Perguntas que ajudam a redigir conteúdos mais claros:
- A minha audiência conhecerá as palavras que estou a usar?
- Posso escrever isto de forma mais clara e concisa?
- Escrevi frases longas que podem ser divididas ou simplificadas?
- Estou a usar um tom conversacional, como se me estivesse a dirigir ao leitor?
Já escrevi alguns artigos mais detalhados sobre este assunto (é um dos temas quentes aqui do blog), deixo abaixo os links dos mesmos.
3. Apresentar a informação de saúde
Agora que já selecionou os conteúdos e redigiu o seu texto, é necessário olhar para o aspeto visual. Quando recebemos um documento é comum fazermos uma pré-visualização antes de decidirmos ler de fio a pavio. Sem darmos conta, detalhes como as cores, a densidade do texto, organização do mesmo, existência de imagens, entre outros, são fatores que entram nessa decisão.
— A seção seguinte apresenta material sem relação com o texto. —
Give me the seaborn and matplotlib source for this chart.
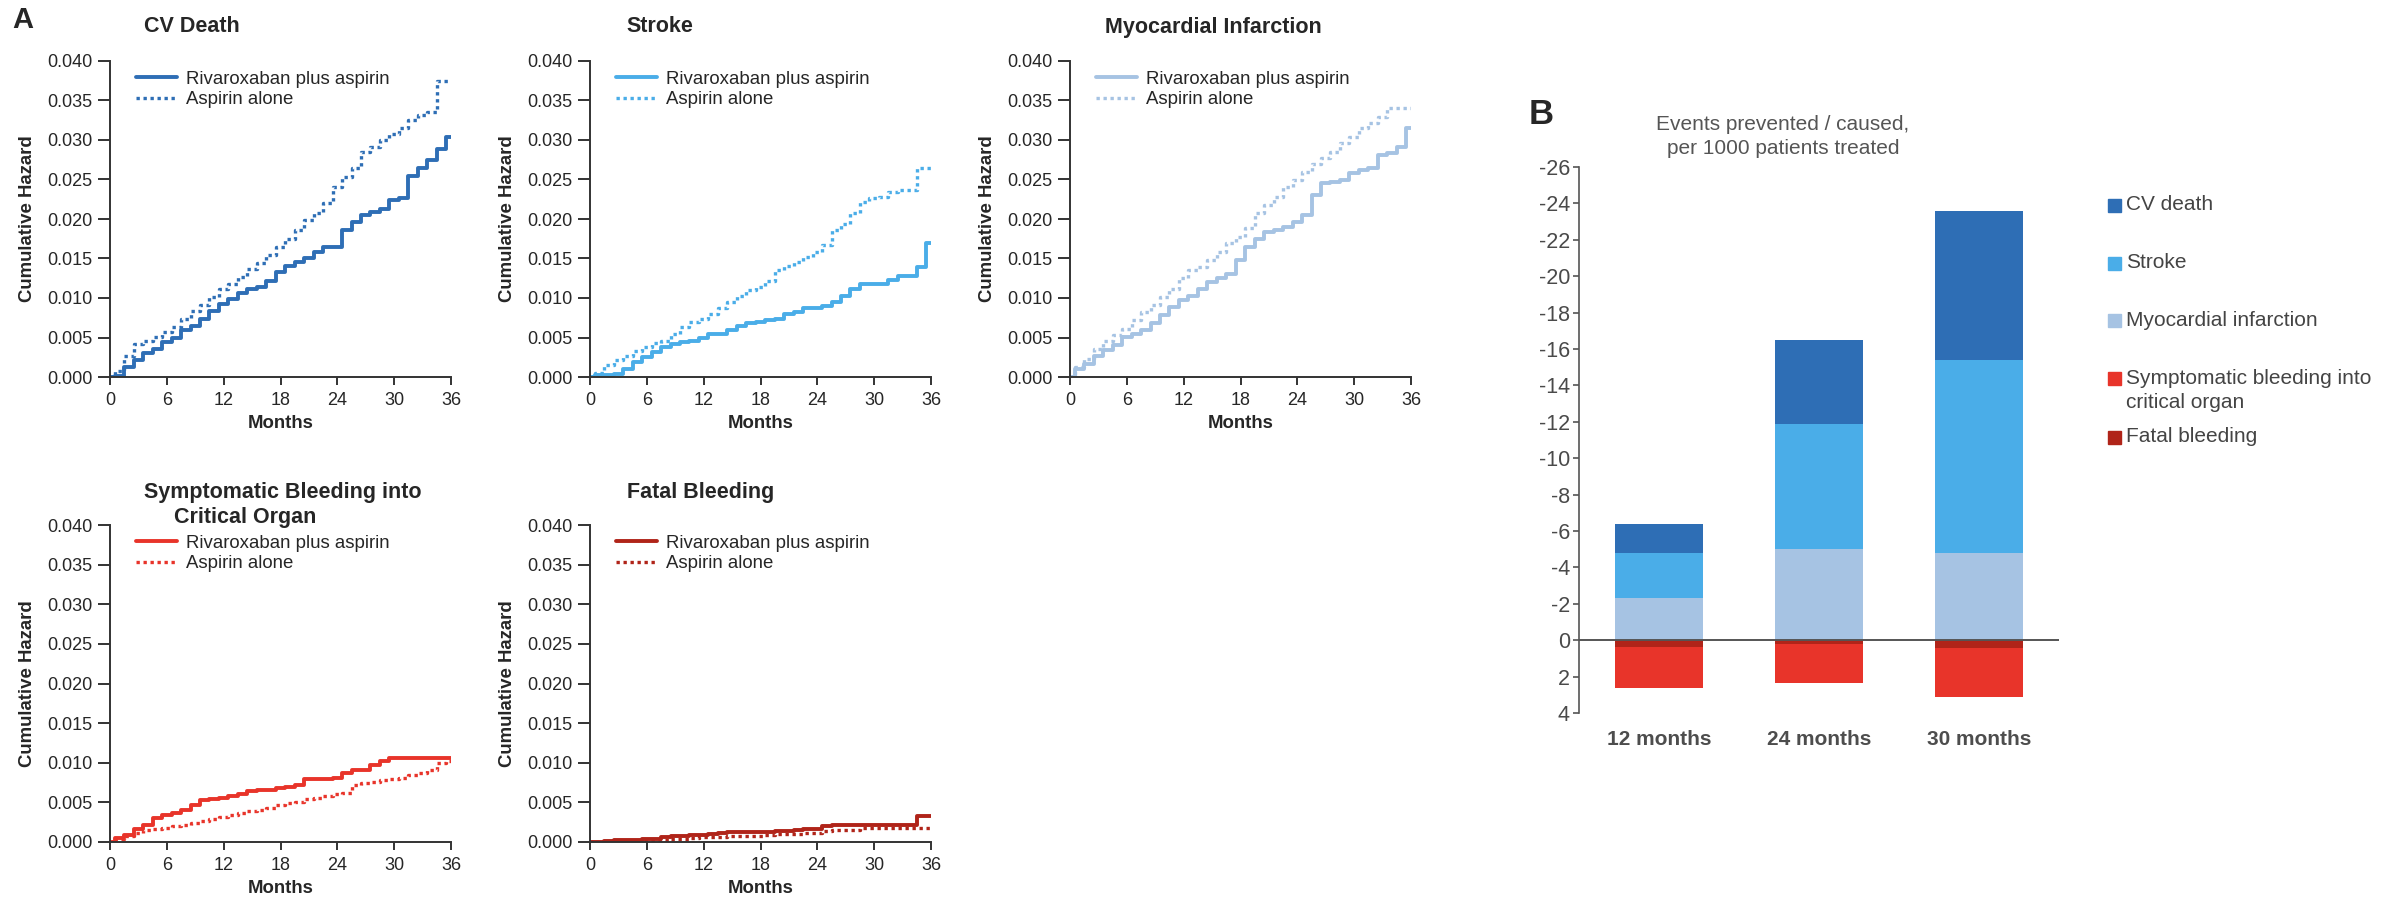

Além de convidarem à leitura, estes aspetos gráficos ajudarão também a navegar pela informação e a compreendê-la melhor.
Há textos que convidam e há textos que afugentam. De que tipo é o seu?
Lembra-se de ter passado os olhos pelas condições contratuais de algum serviço que contratou? Aqueles que assinamos sem ler… Por que não lemos? Porque são páginas de texto compacto e nada convidativo! Assim, se quer convencer o leitor a ler a informação que está a preparar, pense neste aspeto visual.
No que diz respeito à formatação do texto, procure usar títulos bem destacados, tipo, tamanho e cor de letra fácil de ler, parágrafos pequenos e, quem sabe, algumas listas ou caixas de texto com a informação mais relevante.
Relativamente ao design, é importante que os elementos estejam corretamente alinhados para transmitir a sensação de arrumação e organização visual. Por outro lado, usar imagens e ter espaço vazio são outras formas de tornar o material visualmente mais convidativo. (Volte à memória que tem dos contratos. São páginas onde não há quase espaço sem texto, certo? Esse é o espaço vazio, também chamado espaço branco.)
Sobre as imagens, alguns cuidados: selecione imagens relacionadas com o material em questão e que tenham uma harmonia entre si e com o restante design. Além disso, é fundamental que sejam fáceis de compreender pelo leitor e não abram espaço a múltiplas interpretações.
Perguntas que ajudam a construir materiais visualmente mais apelativos:
- Esta letra é fácil de ler?
- As cores combinam harmoniosamente e estão relacionadas com o tema?
- Estou a chamar a atenção para o que é mais importante?
- Estou a usar imagens que criam diversidade e também esclarecem?
- Será que o material está muito cheio?
Síntese e uma ideia a reter
Para construir materiais educativos de saúde é necessário considerar vários pontos críticos. Neste artigo, abordei três: a seleção de conteúdos, a descodificação da informação e a apresentação visual.
Outro ponto crítico que não abordei é o teste do material com o público-alvo. Assim, para garantir que o material que cuidadosamente preparou está adequado, idealmente, deve testá-lo com pessoas desse grupo. Mais detalhes sobre esta etapa ficarão para um próximo artigo.
Termino com a ideia-chave deste artigo, que é também o ponto de encontro das estratégias que aqui abordei: para criar um material fácil de ler e compreender, mesmo pelas pessoas com menos literacia em saúde, é importante adotar, a todo o momento, a perspetiva do leitor.
Comunicar em saúde é pensar mais nos outros e menos em nós.